Let’s consider the estimation of hidden sequence D from observed sequence E. It should be noticed that sequence \(D_{i}^{*}=1\), if \({{E}_{i}}=1\) and \(D_{i}^{*}\) is equal to 0 or 1, if \(D_{i}^{*}\). Due to this circumstance we can divide our task into two subtasks:

$$\begin{aligned} \underset{D_{0}^{{{i}_{1}}}}{\mathop {\max }}\,\left( \sum \limits _{i=1}^{{{i}_{1}}}{\left( \ln P\left( {}^{{{E}_{i}}=0}/{}_{{{D}_{i}}} \right) +\ln P\left( {}^{{{D}_{i}}}/{}_{{{D}_{i-1}}} \right) \right) }+\ln P\left( {{D}_{0}} \right) \right) \end{aligned}$$
$$\begin{aligned} \underset{D_{{{i}_{k}}}^{{{i}_{k+1}}}}{\mathop {\max }}\,\left( \sum \limits _{i={{i}_{k}}}^{{{i}_{k+1}}}{\left( \ln P\left( {}^{{{E}_{i}}=0}/{}_{{{D}_{i}}} \right) +\ln P\left( {}^{{{D}_{i}}}/{}_{{{D}_{i-1}}} \right) \right) } \right) \end{aligned}$$
$$\begin{aligned} D_{{{i}_{k}}}^{{{i}_{k+1}}}=\left\{ {{D}_{{{i}_{k}}}},...,{{D}_{{{i}_{k+1}}}} \right\} \end{aligned}$$

where

$$\begin{aligned} k=2,...,l. \end{aligned}$$

With our parameters \(\varepsilon ,p_0,p_1\) we can apply following equation

$$\begin{aligned} \underset{\varepsilon }{\mathop {\max }}\,\sum \limits _{i=1}^{n}{\ln P\left( {}^{{{E}_{i}}}/{}_{{{D}_{i}}},\varepsilon \right) } \end{aligned}$$

and

$$\begin{aligned} \underset{{{p}_{0}},{{p}_{1}}}{\mathop {\max }}\,\sum \limits _{i=1}^{n}{P\left( {}^{{{D}_{i}}}/{}_{{{D}_{i-1}}},{{p}_{0}},{{p}_{1}} \right) } \end{aligned}$$

And, based on considerations above we propose Algorithm 3 for generating a sequence pattern using a Hidden Markov model. We also use two states of generated interval: g is a “good” state and b is a “bad” state.
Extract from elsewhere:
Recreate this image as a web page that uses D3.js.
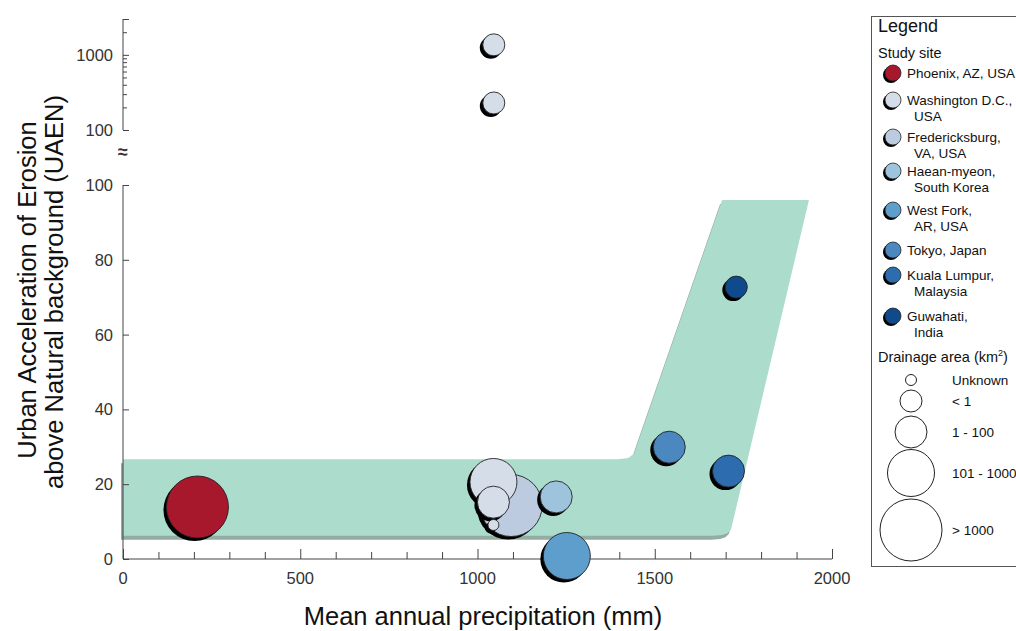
<!DOCTYPE html>
<html lang="en">
<head>
<meta charset="UTF-8">
<script src="https://d3js.org/d3.v7.min.js"></script>
<style>
  body { margin: 0; background: #fff; font-family: Arial, "Liberation Sans", sans-serif; }
  .axis path, .axis line { stroke: #444; }
</style>
</head>
<body>
<script>
// study sites and their colours
var sites = ["Phoenix", "Washington", "Fredericksburg", "Haean", "WestFork", "Tokyo", "KualaLumpur", "Guwahati"];
var siteLabels = [["Phoenix, AZ, USA"], ["Washington D.C.,", "USA"], ["Fredericksburg,", "VA, USA"],
  ["Haean-myeon,", "South Korea"], ["West Fork,", "AR, USA"], ["Tokyo, Japan"],
  ["Kuala Lumpur,", "Malaysia"], ["Guwahati,", "India"]];
var siteColors = ["#a8182c", "#d5dde9", "#bccbe0", "#9dc3dd", "#5e9ecd", "#4a88bf", "#2d6cae", "#0f4a8d"];

// drainage area classes
var sizeClasses = ["Unknown", "< 1", "1 - 100", "101 - 1000", "> 1000"];

// points (drawing order)
var pSite   = ["Phoenix", "Fredericksburg", "Washington", "Washington", "Washington", "Haean", "WestFork", "Tokyo", "KualaLumpur", "Guwahati", "Washington", "Washington"];
var pPrecip = [210, 1095, 1045, 1045, 1045, 1222, 1252, 1541, 1708, 1730, 1046, 1046];
var pUaen   = [13.9, 14.3, 20.6, 15.2, 9.1, 16.6, 0.8, 29.9, 23.5, 72.7, 1360, 229];
var pSize   = ["> 1000", "> 1000", "101 - 1000", "1 - 100", "Unknown", "1 - 100", "101 - 1000", "1 - 100", "1 - 100", "< 1", "< 1", "< 1"];

// envelope band outline (precip, UAEN)
var bandX = [0, 1395, 1425, 1442, 1455, 1690, 1935, 1715, 1705, 1690, 1665, 0];
var bandY = [26.7, 26.7, 27.0, 28.2, 31.8, 96, 96, 7.8, 6.9, 6.4, 6.2, 6.2];

var xTicks = [0, 500, 1000, 1500, 2000];
var yTicks = [0, 20, 40, 60, 80, 100];
var yLogTicks = [100, 1000];
var yLogMinor = [200, 300, 400, 500, 600, 700, 800, 900, 2000, 3000];

var W = 1016, H = 631;
var svg = d3.select("body").append("svg").attr("width", W).attr("height", H);

var x = d3.scaleLinear().domain([0, 2000]).range([123, 832]);
var y = d3.scaleLinear().domain([0, 100]).range([559, 185]);
var yLog = d3.scaleLog().domain([100, 3000]).range([130, 19]);
var r = d3.scaleOrdinal().domain(sizeClasses).range([5.5, 11, 16, 23.5, 31]);
var color = d3.scaleOrdinal().domain(sites).range(siteColors);

function yPos(v) { return v > 100 ? yLog(v) : y(v); }

// band with shadow
var bandPts = bandX.map(function(d, i) { return [d, bandY[i]]; });
var bandLine = d3.line().x(function(d) { return x(d[0]); }).y(function(d) { return y(d[1]); });
svg.append("path").datum(bandPts).attr("d", bandLine).attr("fill", "#94aca3")
  .attr("transform", "translate(-2,4)");
svg.append("path").datum(bandPts).attr("d", bandLine).attr("fill", "#acdccc");

// x axis (ticks inward)
var xAxis = svg.append("g").attr("class", "axis").attr("transform", "translate(0,559)");
xAxis.call(d3.axisTop(x).tickValues(d3.range(0, 2001, 100)).tickSize(7).tickFormat(""));
xAxis.selectAll(".tick line").filter(function(d) { return d % 500 === 0; }).attr("y2", -10);
xAxis.select(".domain").attr("d", "M" + x(0) + ",0H" + x(2000));
svg.append("g").selectAll("text").data(xTicks).join("text")
  .attr("x", function(d) { return x(d); }).attr("y", 584)
  .attr("text-anchor", "middle").attr("font-size", 16.5).attr("fill", "#333")
  .text(function(d) { return d; });

// lower y axis
var yAxis = svg.append("g").attr("class", "axis").attr("transform", "translate(123,0)");
yAxis.call(d3.axisRight(y).tickValues(yTicks).tickSize(6).tickFormat(""));
yAxis.select(".domain").attr("d", "M0," + y(0) + "V" + y(100));
svg.append("g").selectAll("text").data(yTicks).join("text")
  .attr("x", 113).attr("y", function(d) { return y(d); }).attr("dy", "0.36em")
  .attr("text-anchor", "end").attr("font-size", 16.5).attr("fill", "#333")
  .text(function(d) { return d; });

// upper log y axis
var yAxisLog = svg.append("g").attr("class", "axis").attr("transform", "translate(123,0)");
yAxisLog.call(d3.axisRight(yLog).tickValues(yLogTicks.concat(yLogMinor)).tickSize(4).tickFormat(""));
yAxisLog.selectAll(".tick line").filter(function(d) { return yLogTicks.indexOf(d) >= 0 || d === 3000; }).attr("x2", 6);
yAxisLog.select(".domain").attr("d", "M0," + yLog(100) + "V" + yLog(3000));
svg.append("g").selectAll("text").data(yLogTicks).join("text")
  .attr("x", 113).attr("y", function(d) { return yLog(d); }).attr("dy", "0.36em")
  .attr("text-anchor", "end").attr("font-size", 16.5).attr("fill", "#333")
  .text(function(d) { return d; });

// axis break mark
svg.append("text").attr("x", 123).attr("y", 158).attr("text-anchor", "middle")
  .attr("font-size", 18).attr("font-weight", "bold").attr("fill", "#333").text("\u2248");

// axis titles
svg.append("text").attr("transform", "translate(36,290) rotate(-90)")
  .attr("text-anchor", "middle").attr("font-size", 25.5).attr("fill", "#111")
  .text("Urban Acceleration of Erosion");
svg.append("text").attr("transform", "translate(63,292) rotate(-90)")
  .attr("text-anchor", "middle").attr("font-size", 25.5).attr("fill", "#111")
  .text("above Natural background (UAEN)");
svg.append("text").attr("x", 483).attr("y", 625).attr("text-anchor", "middle")
  .attr("font-size", 25.5).attr("fill", "#111").text("Mean annual precipitation (mm)");

// bubbles with offset shadows
var pts = pSite.map(function(s, i) { return { site: s, px: pPrecip[i], py: pUaen[i], size: pSize[i] }; });
var bub = svg.append("g").selectAll("g").data(pts).join("g")
  .attr("transform", function(d) { return "translate(" + x(d.px) + "," + yPos(d.py) + ")"; });
bub.append("circle").attr("cx", -3).attr("cy", 3).attr("r", function(d) { return r(d.size); }).attr("fill", "#000");
bub.append("circle").attr("r", function(d) { return r(d.size); })
  .attr("fill", function(d) { return color(d.site); }).attr("stroke", "#222").attr("stroke-width", 0.9);

// legend
var lg = svg.append("g");
lg.append("rect").attr("x", 871.5).attr("y", 16.5).attr("width", 170).attr("height", 550)
  .attr("fill", "#fff").attr("stroke", "#555");
lg.append("text").attr("x", 878).attr("y", 32).attr("font-size", 18).attr("fill", "#111").text("Legend");
lg.append("text").attr("x", 878).attr("y", 58).attr("font-size", 14.5).attr("fill", "#111").text("Study site");

var legY = [73, 100, 137, 171, 210, 250, 275, 316];
var items = lg.selectAll("g.site").data(sites).join("g").attr("class", "site")
  .attr("transform", function(d, i) { return "translate(0," + legY[i] + ")"; });
items.append("circle").attr("cx", 891).attr("cy", 2).attr("r", 8).attr("fill", "#000");
items.append("circle").attr("cx", 893).attr("cy", 0).attr("r", 8)
  .attr("fill", function(d) { return color(d); }).attr("stroke", "#222").attr("stroke-width", 0.8);
items.each(function(d, i) {
  var g = d3.select(this);
  siteLabels[i].forEach(function(t, j) {
    g.append("text").attr("x", j === 0 ? 907 : 914).attr("y", j * 16).attr("dy", "0.36em")
      .attr("font-size", 13.5).attr("fill", "#111").text(t);
  });
});

var dr = lg.append("text").attr("x", 878).attr("y", 362).attr("font-size", 14.5).attr("fill", "#111");
dr.append("tspan").text("Drainage area (km");
dr.append("tspan").attr("font-size", 9).attr("dy", -6).text("2");
dr.append("tspan").attr("dy", 6).text(")");

var sizeY = [380, 401, 432, 473, 530];
var sz = lg.selectAll("g.size").data(sizeClasses).join("g").attr("class", "size")
  .attr("transform", function(d, i) { return "translate(911," + sizeY[i] + ")"; });
sz.append("circle").attr("r", function(d) { return r(d); }).attr("fill", "#fff").attr("stroke", "#222").attr("stroke-width", 1);
sz.append("text").attr("x", 41).attr("dy", "0.36em").attr("font-size", 13.5).attr("fill", "#111")
  .text(function(d) { return d; });
</script>
</body>
</html>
The probabilities \(P\left( {}^{{{E}_{i}}=1}/{}_{g} \right) \) and \(P\left( {}^{{{E}_{i}}=1}/{}_{b} \right) \) is done. In preliminary we have a stochastic matrix \(Q=\left( \begin{matrix} p &{} 1-q \\ 1-p &{} q \\ \end{matrix} \right) \), where p is a probability of “good” state, and q is probability of “bad” state. Initial probabilities \(p_0\) and \(1-p_0\) also are defined.

figure c

Generating a random binary sequence using a generator will be quasi-periodic with alternating “bad” and “good” intervals. The length of “bad” interval is a random variable distributed with \(P\left( \lambda =i \right) ={{q}^{i}}\left( 1-q \right) \). The length of “good” intervals is a random variable distributed with \(P\left( \mu =i \right) ={{p}^{i}}\left( 1-p \right) \).

4 Conclusions

In this paper, two novel approaches to sequential pattern generation problems have been proposed. In the first approach, authors have proposed a novel algorithm suited for fuzzy sequential pattern generation based on stochastic automata model. The distinctive feature of the presented algorithm is the possibility of modeling noisy segments with original formal-grammar noise model. The second novel approach for sequential pattern generation problem authors is based on Hidden Markov model. In this case, authors consider additive noise as a random discrete sequence and fuzzification procedure with stochastic matrix generating based on quasi-periodic intervals. Three detailed algorithms for implementing approaches above have been developed.